Auch weitere Lerntypen, wie beispielsweise medien- und personenorientierte Lerntypen wurden kreiert und das Modell wird stetig erweitert.
Die Mischung macht’s
So weit die Theorie – diese bildet nicht immer 1:1 die Realität ab. So individuell wie jeder Mensch ist, so individuell ist auch sein Lernverhalten. Auf die meisten Personen treffen demnach eher Mischformen unterschiedlicher Lerntypen zu.
Das Wissen, welche Lerntypen/welche Kombination der Lerntypen auf einen selbst zutreffen, kann sehr von Vorteil sein. So kann man besser darauf achten, effektiv zu lernen und nur noch Lernmethoden zu nutzen, die für sich selbst geeignet sind. Dadurch kann man auch je nach Lerninhalt die passende Methode auswählen. Genauso sinnvoll ist es auch für Nachhilfelehrer:innen das Lernverhalten ihrer Schülerinnen und Schüler zu ermitteln, um herauszufinden, wie sie den Unterricht am besten für das Kind gestalten können.
Kritik am Lerntypen-Modell
An dieser Stelle darf nicht unerwähnt bleiben, dass Vesters Modell immer wieder in der Kritik steht. Wie schon beschrieben, ist beispielsweise der kognitive Lerntyp in sich unlogisch. Beim kognitiven Lerntyp liegt der Fokus nur auf dem Verstehen und es erscheint dabei der Eindruck, als würde kein Sinnesorgan mit einbezogen werden (sondern nur das Denken). Das Widersprüchliche daran ist: Nicht nur der kognitive Lerntyp, sondern auch alle anderen Lerntypen, verstehen Inhalte und andersherum nimmt auch der kognitive Lerntyp Sinneseindrücke wahr, genauso wie die anderen.

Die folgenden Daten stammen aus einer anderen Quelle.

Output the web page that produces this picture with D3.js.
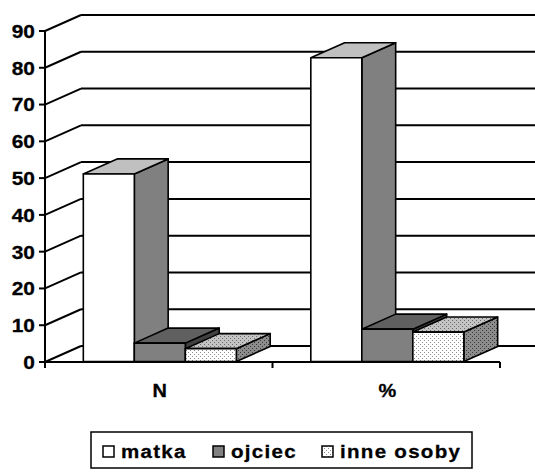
<!DOCTYPE html>
<html>
<head>
<meta charset="utf-8">
<script src="https://cdn.jsdelivr.net/npm/d3@7"></script>
<style>
  html, body { margin: 0; padding: 0; background: #fff; }
  svg { display: block; }
  text { font-family: "Liberation Sans", Arial, sans-serif; font-weight: bold; fill: #000;
         stroke: #000; stroke-width: 0.3; }
</style>
</head>
<body>
<svg id="chart" width="535" height="472"></svg>
<script>
// Categories, series and values
const categories = ["N", "%"];
const series = ["matka", "ojciec", "inne osoby"];
const valuesN = [51, 5, 3.5];
const valuesPct = [82.6, 8.8, 8];
const yTicks = [0, 10, 20, 30, 40, 50, 60, 70, 80, 90];

const data = categories.map((c, i) => ({
  category: c,
  values: (i === 0 ? valuesN : valuesPct).map((v, j) => ({ series: series[j], value: v }))
}));

const svg = d3.select("#chart");
const defs = svg.append("defs");

// Dotted fills for the third series
function dots(id, bg, dot) {
  const p = defs.append("pattern").attr("id", id)
    .attr("width", 4).attr("height", 4).attr("patternUnits", "userSpaceOnUse");
  p.append("rect").attr("width", 4).attr("height", 4).attr("fill", bg);
  p.append("rect").attr("x", 0).attr("y", 0).attr("width", 1).attr("height", 1).attr("fill", dot);
  p.append("rect").attr("x", 2).attr("y", 2).attr("width", 1).attr("height", 1).attr("fill", dot);
}
dots("dotFront", "#ffffff", "#8a8a8a");
dots("dotTop", "#c4c4c4", "#6a6a6a");
dots("dotSide", "#8c8c8c", "#3a3a3a");

const faces = {
  "matka":      { front: "#ffffff", top: "#c0c0c0", side: "#808080" },
  "ojciec":     { front: "#808080", top: "#606060", side: "#404040" },
  "inne osoby": { front: "url(#dotFront)", top: "url(#dotTop)", side: "url(#dotSide)" }
};
const legendSwatch = { "matka": "#ffffff", "ojciec": "#808080", "inne osoby": "url(#dotFront)" };

// Plot frame: front plane and depth offset of the 3D box
const plotLeft = 45, plotRight = 500, plotBottom = 362, plotTop = 31;
const depth = { dx: 36, dy: -16 };
const barFront = 0.03, barBack = 0.97;

const y = d3.scaleLinear().domain([0, 90]).range([plotBottom, plotTop]);
const x0 = d3.scaleBand().domain(categories).range([plotLeft, plotRight]).paddingInner(0).paddingOuter(0);
const x1 = d3.scaleBand().domain(series).range([0, x0.bandwidth()]).paddingInner(0).paddingOuter(0.73);

const line = (g, xa, ya, xb, yb, w) => g.append("line")
  .attr("x1", xa).attr("y1", ya).attr("x2", xb).attr("y2", yb)
  .attr("stroke", "#000").attr("stroke-width", w || 2);

// Wide bold label helper (text stretched horizontally)
const label = (g, x, yy, str, opts) => g.append("text")
  .attr("transform", `translate(${x},${yy}) scale(${opts.sx || 1.1},1)`)
  .attr("dy", "0.36em")
  .attr("text-anchor", opts.anchor || "start")
  .attr("font-size", opts.size || 19)
  .attr("letter-spacing", opts.ls || 0)
  .text(str);

// Walls: back-wall gridlines and side-wall diagonals
const walls = svg.append("g");
yTicks.forEach(t => {
  const yy = y(t);
  line(walls, plotLeft + depth.dx, yy + depth.dy, 540, yy + depth.dy, 2);
  line(walls, plotLeft, yy, plotLeft + depth.dx, yy + depth.dy, 2);
});

// Bars as boxes (front, top, right side)
const barsG = svg.append("g");
data.forEach(d => {
  d.values.forEach(s => {
    const xa = x0(d.category) + x1(s.series);
    const xb = xa + x1.bandwidth();
    const f = { dx: depth.dx * barFront, dy: depth.dy * barFront };
    const b = { dx: depth.dx * barBack, dy: depth.dy * barBack };
    const y0 = y(0), yv = y(s.value);
    const P = (px, py, o) => [px + o.dx, py + o.dy];
    const poly = (pts, fill) => barsG.append("polygon")
      .attr("points", pts.map(p => p.join(",")).join(" "))
      .attr("fill", fill).attr("stroke", "#000").attr("stroke-width", 1.6)
      .attr("stroke-linejoin", "round");
    const c = faces[s.series];
    poly([P(xb, yv, f), P(xb, yv, b), P(xb, y0, b), P(xb, y0, f)], c.side);
    poly([P(xa, yv, f), P(xa, yv, b), P(xb, yv, b), P(xb, yv, f)], c.top);
    poly([P(xa, yv, f), P(xb, yv, f), P(xb, y0, f), P(xa, y0, f)], c.front);
  });
});

// Axes
const axes = svg.append("g");
line(axes, plotLeft, plotTop, plotLeft, plotBottom, 2);
line(axes, plotLeft, plotBottom, plotRight, plotBottom, 2);
yTicks.forEach(t => {
  line(axes, plotLeft - 6, y(t), plotLeft, y(t), 2);
  label(axes, 35, y(t), t, { anchor: "end", size: 19, sx: 1.1 });
});
[plotLeft, plotLeft + x0.bandwidth(), plotRight].forEach(xx => line(axes, xx, plotBottom, xx, plotBottom + 6, 2));
categories.forEach(cat => {
  label(axes, x0(cat) + x0.bandwidth() / 2 + 1, 390, cat, { anchor: "middle", size: 19, sx: 1.05 });
});

// Legend
const lg = svg.append("g");
lg.append("rect").attr("x", 91).attr("y", 432).attr("width", 381).attr("height", 36)
  .attr("fill", "#fff").attr("stroke", "#000").attr("stroke-width", 1.5);
const legendX = [103, 213, 322];
series.forEach((s, i) => {
  lg.append("rect").attr("x", legendX[i]).attr("y", 446).attr("width", 11).attr("height", 11)
    .attr("fill", legendSwatch[s]).attr("stroke", "#000").attr("stroke-width", 1.5);
  label(lg, legendX[i] + 18, 451.5, s, { size: 19, sx: 1.08, ls: 1.2 });
});
</script>
</body>
</html>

Es gibt außerdem keine empirische Evidenz dafür, dass die beschriebenen Lerntypen wirklich (isoliert voneinander) existieren. Gerade deshalb ist es wichtig, sich nicht darauf zu versteifen, nur ein bestimmter Lerntyp sein zu müssen und diesen auf sich oder Nachhilfeschüler:innen zu projizieren. Online-Tests zur Bestimmung eines einzelnen Lerntyps sind daher unzuverlässig und unbrauchbar.
Sie können bei wiederholter Anwendung sogar zu unterschiedlichen Ergebnissen führen. Das Lerntypen-Modell will also die Komplexität des Lernprozesses auf ein Minimum herunterbrechen und vereinfachen. Dessen muss man sich bewusst sein – es ist eben nur ein Modell. Schüler:innen und Nachhilfekräfte können das Modell aber problemlos nutzen, um eine gute (wenn auch oberflächliche) Orientierungshilfe zu bekommen. Am Ende muss trotzdem die Zusatzleistung erbracht werden, zutreffende Merkmale verschiedener Lerntypen herauszufinden und den individuellen Lernweg für sich oder den/die Nachhilfeschüler:in zusammenzustellen.